### Written request:
Would you write out the listing verbatim and skip every picture in it?

** start of Supplied data **

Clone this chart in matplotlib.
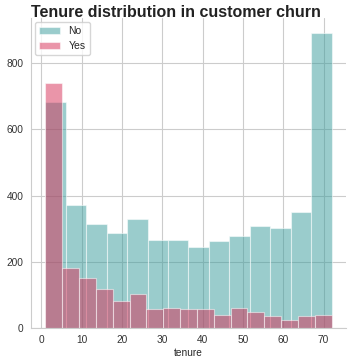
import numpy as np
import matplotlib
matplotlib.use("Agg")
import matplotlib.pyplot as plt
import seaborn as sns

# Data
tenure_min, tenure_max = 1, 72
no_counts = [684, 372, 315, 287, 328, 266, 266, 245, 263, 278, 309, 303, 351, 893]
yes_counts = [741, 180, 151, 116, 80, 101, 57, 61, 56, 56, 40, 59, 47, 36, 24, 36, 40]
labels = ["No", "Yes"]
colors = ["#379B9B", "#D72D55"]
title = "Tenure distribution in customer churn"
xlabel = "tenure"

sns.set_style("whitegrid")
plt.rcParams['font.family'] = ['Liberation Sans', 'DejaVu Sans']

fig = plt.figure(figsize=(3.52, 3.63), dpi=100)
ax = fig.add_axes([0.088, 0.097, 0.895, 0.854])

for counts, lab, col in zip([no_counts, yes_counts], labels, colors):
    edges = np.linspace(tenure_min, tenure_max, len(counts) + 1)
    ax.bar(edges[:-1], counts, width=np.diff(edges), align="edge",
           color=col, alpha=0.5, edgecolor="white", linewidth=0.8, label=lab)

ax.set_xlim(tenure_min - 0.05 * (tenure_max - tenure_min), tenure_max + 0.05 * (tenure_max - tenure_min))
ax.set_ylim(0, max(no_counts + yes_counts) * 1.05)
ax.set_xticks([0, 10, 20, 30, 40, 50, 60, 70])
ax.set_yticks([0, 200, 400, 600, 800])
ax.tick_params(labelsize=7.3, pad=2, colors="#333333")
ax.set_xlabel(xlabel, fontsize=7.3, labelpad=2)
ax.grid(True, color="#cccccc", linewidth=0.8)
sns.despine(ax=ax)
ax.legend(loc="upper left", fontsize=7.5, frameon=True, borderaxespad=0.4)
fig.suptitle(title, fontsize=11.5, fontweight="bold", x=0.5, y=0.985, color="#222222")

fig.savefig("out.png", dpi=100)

** end of Supplied data **

### Exercise result:
Clone this chart in matplotlib.
import numpy as np
import matplotlib
matplotlib.use("Agg")
import matplotlib.pyplot as plt
import seaborn as sns

# Data
tenure_min, tenure_max = 1, 72
no_counts = [684, 372, 315, 287, 328, 266, 266, 245, 263, 278, 309, 303, 351, 893]
yes_counts = [741, 180, 151, 116, 80, 101, 57, 61, 56, 56, 40, 59, 47, 36, 24, 36, 40]
labels = ["No", "Yes"]
colors = ["#379B9B", "#D72D55"]
title = "Tenure distribution in customer churn"
xlabel = "tenure"

sns.set_style("whitegrid")
plt.rcParams['font.family'] = ['Liberation Sans', 'DejaVu Sans']

fig = plt.figure(figsize=(3.52, 3.63), dpi=100)
ax = fig.add_axes([0.088, 0.097, 0.895, 0.854])

for counts, lab, col in zip([no_counts, yes_counts], labels, colors):
    edges = np.linspace(tenure_min, tenure_max, len(counts) + 1)
    ax.bar(edges[:-1], counts, width=np.diff(edges), align="edge",
           color=col, alpha=0.5, edgecolor="white", linewidth=0.8, label=lab)

ax.set_xlim(tenure_min - 0.05 * (tenure_max - tenure_min), tenure_max + 0.05 * (tenure_max - tenure_min))
ax.set_ylim(0, max(no_counts + yes_counts) * 1.05)
ax.set_xticks([0, 10, 20, 30, 40, 50, 60, 70])
ax.set_yticks([0, 200, 400, 600, 800])
ax.tick_params(labelsize=7.3, pad=2, colors="#333333")
ax.set_xlabel(xlabel, fontsize=7.3, labelpad=2)
ax.grid(True, color="#cccccc", linewidth=0.8)
sns.despine(ax=ax)
ax.legend(loc="upper left", fontsize=7.5, frameon=True, borderaxespad=0.4)
fig.suptitle(title, fontsize=11.5, fontweight="bold", x=0.5, y=0.985, color="#222222")

fig.savefig("out.png", dpi=100)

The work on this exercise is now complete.